Set problem: Can you output the material exactly as written, minus any pictures it holds?

Recorded information:
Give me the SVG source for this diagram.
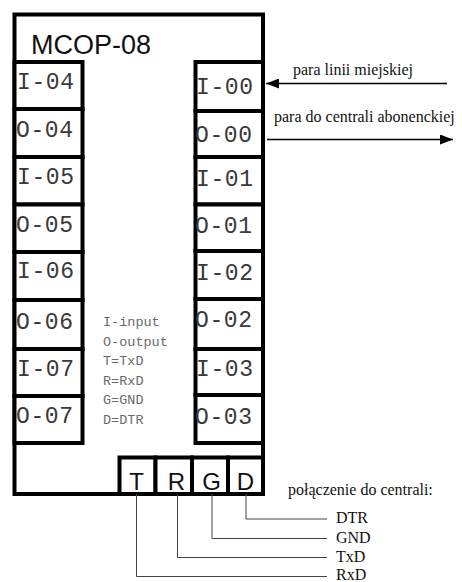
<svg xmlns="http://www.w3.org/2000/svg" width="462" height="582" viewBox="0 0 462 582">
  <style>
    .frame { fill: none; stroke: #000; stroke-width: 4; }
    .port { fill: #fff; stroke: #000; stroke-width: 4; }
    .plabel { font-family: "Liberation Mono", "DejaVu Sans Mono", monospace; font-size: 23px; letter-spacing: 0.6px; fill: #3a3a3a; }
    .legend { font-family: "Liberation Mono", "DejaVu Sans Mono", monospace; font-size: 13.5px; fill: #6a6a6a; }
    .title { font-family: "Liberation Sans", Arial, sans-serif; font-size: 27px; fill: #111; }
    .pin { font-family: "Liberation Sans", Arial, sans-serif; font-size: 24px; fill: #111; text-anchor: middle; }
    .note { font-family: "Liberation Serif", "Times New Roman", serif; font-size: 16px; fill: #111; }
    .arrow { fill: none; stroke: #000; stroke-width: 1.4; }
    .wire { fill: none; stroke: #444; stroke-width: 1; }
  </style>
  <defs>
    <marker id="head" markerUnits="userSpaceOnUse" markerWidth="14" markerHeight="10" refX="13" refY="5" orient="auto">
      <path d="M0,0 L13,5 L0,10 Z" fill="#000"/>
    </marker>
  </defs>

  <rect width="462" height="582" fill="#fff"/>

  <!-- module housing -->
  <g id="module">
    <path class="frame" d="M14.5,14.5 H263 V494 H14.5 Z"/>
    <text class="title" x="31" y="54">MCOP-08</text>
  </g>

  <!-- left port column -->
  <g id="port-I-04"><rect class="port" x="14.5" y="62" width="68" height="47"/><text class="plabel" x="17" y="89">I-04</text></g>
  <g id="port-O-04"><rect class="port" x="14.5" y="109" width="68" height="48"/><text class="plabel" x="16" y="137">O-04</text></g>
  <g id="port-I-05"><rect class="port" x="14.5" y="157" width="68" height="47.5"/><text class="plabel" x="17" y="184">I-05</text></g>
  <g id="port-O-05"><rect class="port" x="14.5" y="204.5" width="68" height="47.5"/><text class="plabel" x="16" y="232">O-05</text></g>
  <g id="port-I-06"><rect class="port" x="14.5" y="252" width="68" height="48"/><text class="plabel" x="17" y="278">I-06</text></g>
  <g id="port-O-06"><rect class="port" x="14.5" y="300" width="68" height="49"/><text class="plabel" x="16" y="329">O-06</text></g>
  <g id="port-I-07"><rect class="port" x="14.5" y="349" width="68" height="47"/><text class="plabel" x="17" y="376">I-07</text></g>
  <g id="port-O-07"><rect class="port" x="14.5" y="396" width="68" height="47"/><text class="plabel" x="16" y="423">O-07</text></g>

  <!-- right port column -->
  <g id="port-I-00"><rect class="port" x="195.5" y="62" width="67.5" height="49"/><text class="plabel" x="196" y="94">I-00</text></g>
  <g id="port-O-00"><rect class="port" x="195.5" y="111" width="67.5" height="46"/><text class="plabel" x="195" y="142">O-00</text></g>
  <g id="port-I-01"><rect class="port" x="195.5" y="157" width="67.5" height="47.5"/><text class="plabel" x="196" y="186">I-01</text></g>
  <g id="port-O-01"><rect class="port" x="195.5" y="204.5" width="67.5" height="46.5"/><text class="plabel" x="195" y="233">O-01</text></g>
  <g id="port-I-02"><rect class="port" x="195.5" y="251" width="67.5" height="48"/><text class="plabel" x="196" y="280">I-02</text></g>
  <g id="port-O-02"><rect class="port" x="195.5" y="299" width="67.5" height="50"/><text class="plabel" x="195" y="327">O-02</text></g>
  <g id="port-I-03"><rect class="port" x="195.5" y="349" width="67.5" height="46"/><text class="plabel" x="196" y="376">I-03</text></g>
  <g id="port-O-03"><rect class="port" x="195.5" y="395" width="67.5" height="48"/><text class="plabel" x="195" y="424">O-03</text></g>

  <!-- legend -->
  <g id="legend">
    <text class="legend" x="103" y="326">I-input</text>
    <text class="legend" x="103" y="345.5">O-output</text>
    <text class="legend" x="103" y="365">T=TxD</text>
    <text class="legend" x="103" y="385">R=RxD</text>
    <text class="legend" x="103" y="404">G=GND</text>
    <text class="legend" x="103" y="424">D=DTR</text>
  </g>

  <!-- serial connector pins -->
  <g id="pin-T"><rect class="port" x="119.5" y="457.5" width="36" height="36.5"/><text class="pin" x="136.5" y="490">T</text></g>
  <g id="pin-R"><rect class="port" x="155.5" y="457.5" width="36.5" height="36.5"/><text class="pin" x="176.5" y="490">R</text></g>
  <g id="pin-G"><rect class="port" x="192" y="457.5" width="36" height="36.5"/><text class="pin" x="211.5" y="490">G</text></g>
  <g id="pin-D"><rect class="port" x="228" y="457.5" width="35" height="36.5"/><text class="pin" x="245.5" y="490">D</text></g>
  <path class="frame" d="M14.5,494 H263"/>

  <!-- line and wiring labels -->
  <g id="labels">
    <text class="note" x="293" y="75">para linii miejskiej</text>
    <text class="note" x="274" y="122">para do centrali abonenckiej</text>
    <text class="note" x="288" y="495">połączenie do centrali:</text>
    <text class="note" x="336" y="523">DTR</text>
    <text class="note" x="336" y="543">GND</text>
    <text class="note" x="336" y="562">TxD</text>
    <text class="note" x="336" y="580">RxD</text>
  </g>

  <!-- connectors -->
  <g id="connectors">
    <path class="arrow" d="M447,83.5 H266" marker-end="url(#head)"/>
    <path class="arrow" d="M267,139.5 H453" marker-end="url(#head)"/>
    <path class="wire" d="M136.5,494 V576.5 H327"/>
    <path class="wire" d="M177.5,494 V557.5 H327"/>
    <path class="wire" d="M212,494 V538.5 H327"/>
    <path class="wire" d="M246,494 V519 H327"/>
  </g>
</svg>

Result of the task:
Give me the SVG source for this diagram.
<svg xmlns="http://www.w3.org/2000/svg" width="462" height="582" viewBox="0 0 462 582">
  <style>
    .frame { fill: none; stroke: #000; stroke-width: 4; }
    .port { fill: #fff; stroke: #000; stroke-width: 4; }
    .plabel { font-family: "Liberation Mono", "DejaVu Sans Mono", monospace; font-size: 23px; letter-spacing: 0.6px; fill: #3a3a3a; }
    .legend { font-family: "Liberation Mono", "DejaVu Sans Mono", monospace; font-size: 13.5px; fill: #6a6a6a; }
    .title { font-family: "Liberation Sans", Arial, sans-serif; font-size: 27px; fill: #111; }
    .pin { font-family: "Liberation Sans", Arial, sans-serif; font-size: 24px; fill: #111; text-anchor: middle; }
    .note { font-family: "Liberation Serif", "Times New Roman", serif; font-size: 16px; fill: #111; }
    .arrow { fill: none; stroke: #000; stroke-width: 1.4; }
    .wire { fill: none; stroke: #444; stroke-width: 1; }
  </style>
  <defs>
    <marker id="head" markerUnits="userSpaceOnUse" markerWidth="14" markerHeight="10" refX="13" refY="5" orient="auto">
      <path d="M0,0 L13,5 L0,10 Z" fill="#000"/>
    </marker>
  </defs>

  <rect width="462" height="582" fill="#fff"/>

  <!-- module housing -->
  <g id="module">
    <path class="frame" d="M14.5,14.5 H263 V494 H14.5 Z"/>
    <text class="title" x="31" y="54">MCOP-08</text>
  </g>

  <!-- left port column -->
  <g id="port-I-04"><rect class="port" x="14.5" y="62" width="68" height="47"/><text class="plabel" x="17" y="89">I-04</text></g>
  <g id="port-O-04"><rect class="port" x="14.5" y="109" width="68" height="48"/><text class="plabel" x="16" y="137">O-04</text></g>
  <g id="port-I-05"><rect class="port" x="14.5" y="157" width="68" height="47.5"/><text class="plabel" x="17" y="184">I-05</text></g>
  <g id="port-O-05"><rect class="port" x="14.5" y="204.5" width="68" height="47.5"/><text class="plabel" x="16" y="232">O-05</text></g>
  <g id="port-I-06"><rect class="port" x="14.5" y="252" width="68" height="48"/><text class="plabel" x="17" y="278">I-06</text></g>
  <g id="port-O-06"><rect class="port" x="14.5" y="300" width="68" height="49"/><text class="plabel" x="16" y="329">O-06</text></g>
  <g id="port-I-07"><rect class="port" x="14.5" y="349" width="68" height="47"/><text class="plabel" x="17" y="376">I-07</text></g>
  <g id="port-O-07"><rect class="port" x="14.5" y="396" width="68" height="47"/><text class="plabel" x="16" y="423">O-07</text></g>

  <!-- right port column -->
  <g id="port-I-00"><rect class="port" x="195.5" y="62" width="67.5" height="49"/><text class="plabel" x="196" y="94">I-00</text></g>
  <g id="port-O-00"><rect class="port" x="195.5" y="111" width="67.5" height="46"/><text class="plabel" x="195" y="142">O-00</text></g>
  <g id="port-I-01"><rect class="port" x="195.5" y="157" width="67.5" height="47.5"/><text class="plabel" x="196" y="186">I-01</text></g>
  <g id="port-O-01"><rect class="port" x="195.5" y="204.5" width="67.5" height="46.5"/><text class="plabel" x="195" y="233">O-01</text></g>
  <g id="port-I-02"><rect class="port" x="195.5" y="251" width="67.5" height="48"/><text class="plabel" x="196" y="280">I-02</text></g>
  <g id="port-O-02"><rect class="port" x="195.5" y="299" width="67.5" height="50"/><text class="plabel" x="195" y="327">O-02</text></g>
  <g id="port-I-03"><rect class="port" x="195.5" y="349" width="67.5" height="46"/><text class="plabel" x="196" y="376">I-03</text></g>
  <g id="port-O-03"><rect class="port" x="195.5" y="395" width="67.5" height="48"/><text class="plabel" x="195" y="424">O-03</text></g>

  <!-- legend -->
  <g id="legend">
    <text class="legend" x="103" y="326">I-input</text>
    <text class="legend" x="103" y="345.5">O-output</text>
    <text class="legend" x="103" y="365">T=TxD</text>
    <text class="legend" x="103" y="385">R=RxD</text>
    <text class="legend" x="103" y="404">G=GND</text>
    <text class="legend" x="103" y="424">D=DTR</text>
  </g>

  <!-- serial connector pins -->
  <g id="pin-T"><rect class="port" x="119.5" y="457.5" width="36" height="36.5"/><text class="pin" x="136.5" y="490">T</text></g>
  <g id="pin-R"><rect class="port" x="155.5" y="457.5" width="36.5" height="36.5"/><text class="pin" x="176.5" y="490">R</text></g>
  <g id="pin-G"><rect class="port" x="192" y="457.5" width="36" height="36.5"/><text class="pin" x="211.5" y="490">G</text></g>
  <g id="pin-D"><rect class="port" x="228" y="457.5" width="35" height="36.5"/><text class="pin" x="245.5" y="490">D</text></g>
  <path class="frame" d="M14.5,494 H263"/>

  <!-- line and wiring labels -->
  <g id="labels">
    <text class="note" x="293" y="75">para linii miejskiej</text>
    <text class="note" x="274" y="122">para do centrali abonenckiej</text>
    <text class="note" x="288" y="495">połączenie do centrali:</text>
    <text class="note" x="336" y="523">DTR</text>
    <text class="note" x="336" y="543">GND</text>
    <text class="note" x="336" y="562">TxD</text>
    <text class="note" x="336" y="580">RxD</text>
  </g>

  <!-- connectors -->
  <g id="connectors">
    <path class="arrow" d="M447,83.5 H266" marker-end="url(#head)"/>
    <path class="arrow" d="M267,139.5 H453" marker-end="url(#head)"/>
    <path class="wire" d="M136.5,494 V576.5 H327"/>
    <path class="wire" d="M177.5,494 V557.5 H327"/>
    <path class="wire" d="M212,494 V538.5 H327"/>
    <path class="wire" d="M246,494 V519 H327"/>
  </g>
</svg>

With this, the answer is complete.